═════ Dataset extract

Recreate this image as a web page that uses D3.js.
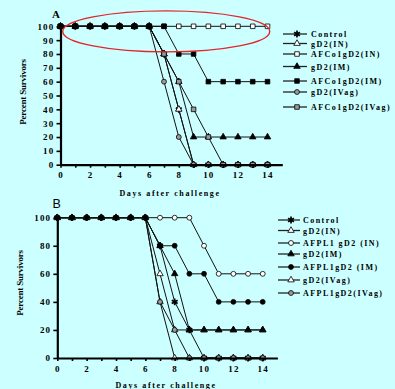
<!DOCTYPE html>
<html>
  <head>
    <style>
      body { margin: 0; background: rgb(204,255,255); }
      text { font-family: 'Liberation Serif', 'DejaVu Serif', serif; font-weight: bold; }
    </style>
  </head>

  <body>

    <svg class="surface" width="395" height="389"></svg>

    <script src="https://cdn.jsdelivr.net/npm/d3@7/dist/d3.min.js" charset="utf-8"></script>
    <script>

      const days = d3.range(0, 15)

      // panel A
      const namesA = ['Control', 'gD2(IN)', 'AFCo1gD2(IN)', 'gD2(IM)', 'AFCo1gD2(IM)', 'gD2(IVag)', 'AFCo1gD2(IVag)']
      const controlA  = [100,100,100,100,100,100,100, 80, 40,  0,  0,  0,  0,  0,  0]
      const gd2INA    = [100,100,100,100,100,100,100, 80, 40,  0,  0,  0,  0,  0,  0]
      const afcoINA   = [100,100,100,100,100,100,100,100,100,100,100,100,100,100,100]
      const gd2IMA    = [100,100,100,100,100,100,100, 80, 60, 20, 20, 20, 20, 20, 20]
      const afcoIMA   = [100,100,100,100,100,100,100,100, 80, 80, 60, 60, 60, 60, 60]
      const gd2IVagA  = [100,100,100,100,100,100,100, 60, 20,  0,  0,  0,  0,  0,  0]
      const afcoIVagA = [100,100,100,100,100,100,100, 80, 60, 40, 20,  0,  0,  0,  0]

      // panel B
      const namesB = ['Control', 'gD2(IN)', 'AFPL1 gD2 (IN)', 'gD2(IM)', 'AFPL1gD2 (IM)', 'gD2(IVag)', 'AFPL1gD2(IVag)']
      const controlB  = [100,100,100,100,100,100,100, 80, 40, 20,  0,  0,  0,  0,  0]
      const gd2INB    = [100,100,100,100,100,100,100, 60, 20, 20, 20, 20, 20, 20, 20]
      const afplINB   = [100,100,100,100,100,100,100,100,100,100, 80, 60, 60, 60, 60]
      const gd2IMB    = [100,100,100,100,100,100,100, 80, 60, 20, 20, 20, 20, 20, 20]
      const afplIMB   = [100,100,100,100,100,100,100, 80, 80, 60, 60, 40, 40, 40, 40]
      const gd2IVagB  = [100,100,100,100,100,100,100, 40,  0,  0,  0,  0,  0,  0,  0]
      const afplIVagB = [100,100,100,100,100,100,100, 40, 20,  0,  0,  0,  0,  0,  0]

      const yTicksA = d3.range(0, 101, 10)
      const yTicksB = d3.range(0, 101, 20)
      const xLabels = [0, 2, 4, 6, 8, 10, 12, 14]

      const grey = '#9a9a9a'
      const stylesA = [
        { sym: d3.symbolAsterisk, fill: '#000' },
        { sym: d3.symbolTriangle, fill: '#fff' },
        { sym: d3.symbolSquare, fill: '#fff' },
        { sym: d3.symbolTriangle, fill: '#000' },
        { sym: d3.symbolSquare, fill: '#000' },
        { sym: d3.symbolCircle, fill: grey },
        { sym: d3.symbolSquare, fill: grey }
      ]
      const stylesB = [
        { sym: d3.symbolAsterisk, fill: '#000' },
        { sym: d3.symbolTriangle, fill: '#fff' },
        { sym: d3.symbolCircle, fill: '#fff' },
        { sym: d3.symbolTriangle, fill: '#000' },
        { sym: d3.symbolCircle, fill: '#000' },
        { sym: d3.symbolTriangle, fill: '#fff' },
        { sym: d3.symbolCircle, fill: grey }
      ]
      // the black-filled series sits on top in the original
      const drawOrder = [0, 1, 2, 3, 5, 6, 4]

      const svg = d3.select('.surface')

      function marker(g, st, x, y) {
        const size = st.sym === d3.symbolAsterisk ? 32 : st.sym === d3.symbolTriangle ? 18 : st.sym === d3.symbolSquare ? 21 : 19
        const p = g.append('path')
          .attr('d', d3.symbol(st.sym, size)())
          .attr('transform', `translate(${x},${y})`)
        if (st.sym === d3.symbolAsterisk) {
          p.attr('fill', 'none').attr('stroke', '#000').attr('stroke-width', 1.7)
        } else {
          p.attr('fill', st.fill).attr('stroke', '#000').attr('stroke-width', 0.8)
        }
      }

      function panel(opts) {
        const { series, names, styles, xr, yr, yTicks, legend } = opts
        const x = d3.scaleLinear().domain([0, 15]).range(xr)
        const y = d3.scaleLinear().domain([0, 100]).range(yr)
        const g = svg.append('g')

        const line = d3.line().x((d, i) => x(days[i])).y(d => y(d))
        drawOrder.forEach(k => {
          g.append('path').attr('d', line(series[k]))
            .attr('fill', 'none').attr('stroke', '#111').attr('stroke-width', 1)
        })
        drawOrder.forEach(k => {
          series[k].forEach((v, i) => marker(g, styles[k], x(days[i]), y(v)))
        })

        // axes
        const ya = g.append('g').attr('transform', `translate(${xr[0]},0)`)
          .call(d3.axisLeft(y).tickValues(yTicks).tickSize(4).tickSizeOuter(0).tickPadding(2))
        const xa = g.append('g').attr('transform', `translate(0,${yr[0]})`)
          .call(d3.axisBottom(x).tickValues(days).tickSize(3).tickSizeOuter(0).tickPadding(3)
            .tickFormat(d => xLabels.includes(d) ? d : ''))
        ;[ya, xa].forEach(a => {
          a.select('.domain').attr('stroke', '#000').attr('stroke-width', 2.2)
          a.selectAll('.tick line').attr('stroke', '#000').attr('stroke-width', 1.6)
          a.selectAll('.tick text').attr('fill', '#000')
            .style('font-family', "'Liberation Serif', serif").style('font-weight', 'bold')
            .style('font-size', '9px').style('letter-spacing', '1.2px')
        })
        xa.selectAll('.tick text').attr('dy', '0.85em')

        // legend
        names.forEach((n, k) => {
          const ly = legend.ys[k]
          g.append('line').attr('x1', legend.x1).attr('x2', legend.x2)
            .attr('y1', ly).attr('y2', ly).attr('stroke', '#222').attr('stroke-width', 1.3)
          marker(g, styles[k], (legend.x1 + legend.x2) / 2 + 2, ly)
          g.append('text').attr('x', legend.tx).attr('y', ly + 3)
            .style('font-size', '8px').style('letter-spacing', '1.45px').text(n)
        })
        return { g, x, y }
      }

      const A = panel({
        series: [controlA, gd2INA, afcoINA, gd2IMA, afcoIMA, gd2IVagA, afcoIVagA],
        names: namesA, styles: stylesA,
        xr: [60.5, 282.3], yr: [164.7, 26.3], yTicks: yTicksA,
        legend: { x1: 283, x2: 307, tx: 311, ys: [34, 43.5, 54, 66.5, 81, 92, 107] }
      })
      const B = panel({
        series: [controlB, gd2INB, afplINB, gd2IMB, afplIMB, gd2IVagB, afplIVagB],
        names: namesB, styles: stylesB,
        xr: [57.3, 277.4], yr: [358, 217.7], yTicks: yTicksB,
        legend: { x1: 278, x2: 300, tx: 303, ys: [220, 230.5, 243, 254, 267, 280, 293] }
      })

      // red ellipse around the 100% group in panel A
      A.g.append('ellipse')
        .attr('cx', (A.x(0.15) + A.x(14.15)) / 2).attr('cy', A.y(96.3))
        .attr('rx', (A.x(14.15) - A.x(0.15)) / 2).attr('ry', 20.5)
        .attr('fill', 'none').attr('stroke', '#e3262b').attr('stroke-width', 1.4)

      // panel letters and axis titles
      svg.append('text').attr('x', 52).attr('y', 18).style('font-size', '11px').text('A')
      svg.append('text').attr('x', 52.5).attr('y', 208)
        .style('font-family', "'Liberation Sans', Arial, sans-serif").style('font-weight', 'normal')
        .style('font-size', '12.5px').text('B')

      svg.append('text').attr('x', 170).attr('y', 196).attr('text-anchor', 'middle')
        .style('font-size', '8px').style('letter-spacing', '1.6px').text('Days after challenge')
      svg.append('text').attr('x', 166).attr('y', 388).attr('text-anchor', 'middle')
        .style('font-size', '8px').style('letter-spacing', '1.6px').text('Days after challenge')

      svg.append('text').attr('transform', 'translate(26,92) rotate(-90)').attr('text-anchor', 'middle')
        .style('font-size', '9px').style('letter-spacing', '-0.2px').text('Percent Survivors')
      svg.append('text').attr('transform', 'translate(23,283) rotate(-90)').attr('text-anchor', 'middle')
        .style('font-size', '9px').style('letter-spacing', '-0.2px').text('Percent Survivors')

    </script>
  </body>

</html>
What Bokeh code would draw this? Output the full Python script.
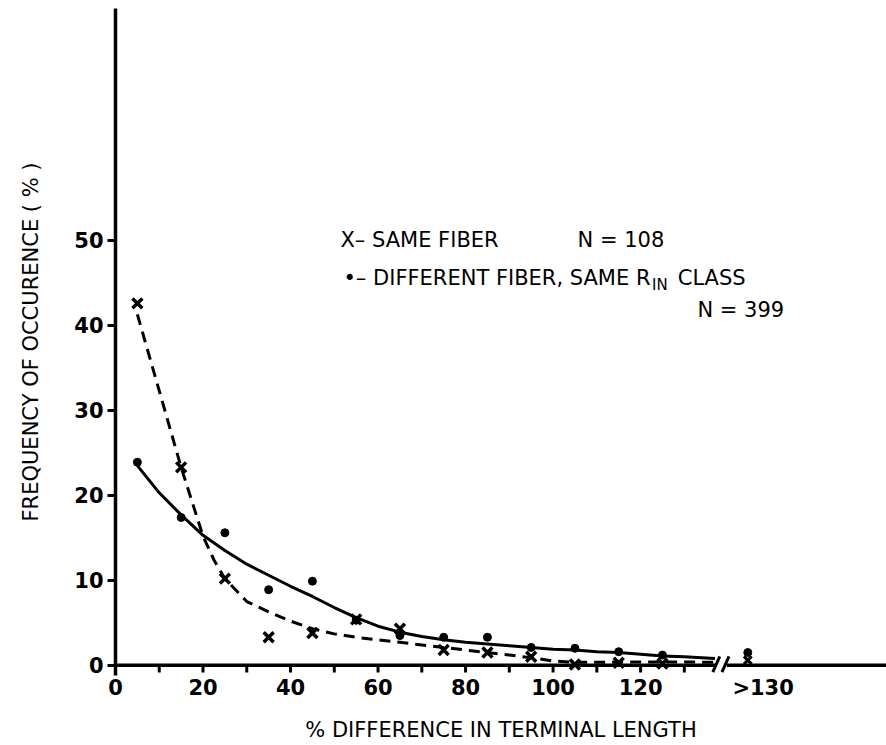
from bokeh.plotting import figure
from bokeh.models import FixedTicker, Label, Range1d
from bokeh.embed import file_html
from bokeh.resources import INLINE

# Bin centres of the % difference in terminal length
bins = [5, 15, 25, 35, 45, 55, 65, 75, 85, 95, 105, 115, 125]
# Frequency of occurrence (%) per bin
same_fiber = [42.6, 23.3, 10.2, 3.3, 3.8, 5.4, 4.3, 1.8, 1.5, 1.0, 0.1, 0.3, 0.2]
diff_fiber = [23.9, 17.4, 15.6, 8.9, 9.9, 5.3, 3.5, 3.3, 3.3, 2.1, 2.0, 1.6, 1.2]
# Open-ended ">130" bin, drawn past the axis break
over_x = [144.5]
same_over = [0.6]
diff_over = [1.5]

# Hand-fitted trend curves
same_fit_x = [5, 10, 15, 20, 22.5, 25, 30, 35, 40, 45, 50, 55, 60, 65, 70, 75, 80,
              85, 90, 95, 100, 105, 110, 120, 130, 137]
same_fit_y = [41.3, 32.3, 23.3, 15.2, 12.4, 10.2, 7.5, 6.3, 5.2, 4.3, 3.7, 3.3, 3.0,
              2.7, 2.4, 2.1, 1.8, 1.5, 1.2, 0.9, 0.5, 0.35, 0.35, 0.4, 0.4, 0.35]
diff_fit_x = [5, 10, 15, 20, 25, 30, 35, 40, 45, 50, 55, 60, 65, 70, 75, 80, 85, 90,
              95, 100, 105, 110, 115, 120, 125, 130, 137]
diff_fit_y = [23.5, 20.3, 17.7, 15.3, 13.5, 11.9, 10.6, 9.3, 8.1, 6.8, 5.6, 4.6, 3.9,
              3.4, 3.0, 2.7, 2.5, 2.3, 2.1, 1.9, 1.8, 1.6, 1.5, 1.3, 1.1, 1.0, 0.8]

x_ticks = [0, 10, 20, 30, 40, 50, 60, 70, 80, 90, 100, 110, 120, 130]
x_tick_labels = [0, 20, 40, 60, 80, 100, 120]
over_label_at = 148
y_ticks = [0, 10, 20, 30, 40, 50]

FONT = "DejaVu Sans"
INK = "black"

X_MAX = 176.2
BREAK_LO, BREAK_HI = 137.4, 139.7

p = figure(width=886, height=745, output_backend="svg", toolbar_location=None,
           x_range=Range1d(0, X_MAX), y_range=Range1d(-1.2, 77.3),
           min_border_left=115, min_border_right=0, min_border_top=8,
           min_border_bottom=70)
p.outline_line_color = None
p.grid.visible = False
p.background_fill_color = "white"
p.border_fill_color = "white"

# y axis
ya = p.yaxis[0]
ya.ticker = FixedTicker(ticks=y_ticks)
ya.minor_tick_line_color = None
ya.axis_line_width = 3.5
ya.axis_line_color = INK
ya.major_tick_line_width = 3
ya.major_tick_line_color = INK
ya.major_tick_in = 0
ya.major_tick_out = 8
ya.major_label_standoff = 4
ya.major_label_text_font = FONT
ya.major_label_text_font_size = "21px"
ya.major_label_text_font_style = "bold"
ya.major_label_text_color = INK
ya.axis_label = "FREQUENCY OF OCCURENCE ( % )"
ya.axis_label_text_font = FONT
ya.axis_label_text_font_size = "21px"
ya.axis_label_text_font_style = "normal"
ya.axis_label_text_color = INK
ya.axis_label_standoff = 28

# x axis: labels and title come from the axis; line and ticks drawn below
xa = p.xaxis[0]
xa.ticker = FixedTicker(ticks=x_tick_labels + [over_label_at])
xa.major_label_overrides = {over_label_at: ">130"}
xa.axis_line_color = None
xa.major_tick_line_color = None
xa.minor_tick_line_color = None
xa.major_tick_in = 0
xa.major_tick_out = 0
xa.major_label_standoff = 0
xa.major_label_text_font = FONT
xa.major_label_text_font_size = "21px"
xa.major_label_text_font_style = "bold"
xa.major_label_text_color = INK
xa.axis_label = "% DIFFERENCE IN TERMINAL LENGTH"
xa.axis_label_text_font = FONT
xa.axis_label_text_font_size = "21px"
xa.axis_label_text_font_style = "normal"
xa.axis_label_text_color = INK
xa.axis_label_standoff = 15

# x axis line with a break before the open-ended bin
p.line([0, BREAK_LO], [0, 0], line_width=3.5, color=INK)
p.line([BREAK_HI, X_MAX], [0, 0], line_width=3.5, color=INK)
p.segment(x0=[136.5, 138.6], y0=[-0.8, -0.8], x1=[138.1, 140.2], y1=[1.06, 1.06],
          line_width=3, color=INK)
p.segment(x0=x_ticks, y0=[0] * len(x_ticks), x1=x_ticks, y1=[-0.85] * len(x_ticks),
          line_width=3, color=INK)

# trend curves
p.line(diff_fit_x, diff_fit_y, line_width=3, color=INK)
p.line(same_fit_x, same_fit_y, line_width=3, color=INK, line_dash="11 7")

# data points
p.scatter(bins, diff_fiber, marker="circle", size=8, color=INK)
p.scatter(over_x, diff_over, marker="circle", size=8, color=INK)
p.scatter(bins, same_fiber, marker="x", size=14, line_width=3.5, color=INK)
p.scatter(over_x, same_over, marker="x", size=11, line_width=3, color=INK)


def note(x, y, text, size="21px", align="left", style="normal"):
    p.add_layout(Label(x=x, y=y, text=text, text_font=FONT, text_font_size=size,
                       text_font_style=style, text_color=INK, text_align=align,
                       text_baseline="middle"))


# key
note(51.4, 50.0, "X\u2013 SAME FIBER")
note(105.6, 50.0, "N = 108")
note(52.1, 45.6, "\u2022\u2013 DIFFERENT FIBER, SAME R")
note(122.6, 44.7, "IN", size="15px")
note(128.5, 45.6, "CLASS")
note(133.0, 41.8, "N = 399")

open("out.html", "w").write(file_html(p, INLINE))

══════════

Request: Go through the material above and copy each line that has the word "script".

Output below:
    <script src="https://cdn.jsdelivr.net/npm/d3@7/dist/d3.min.js" charset="utf-8"></script>
    <script>
    </script>
What Bokeh code would draw this? Output the full Python script.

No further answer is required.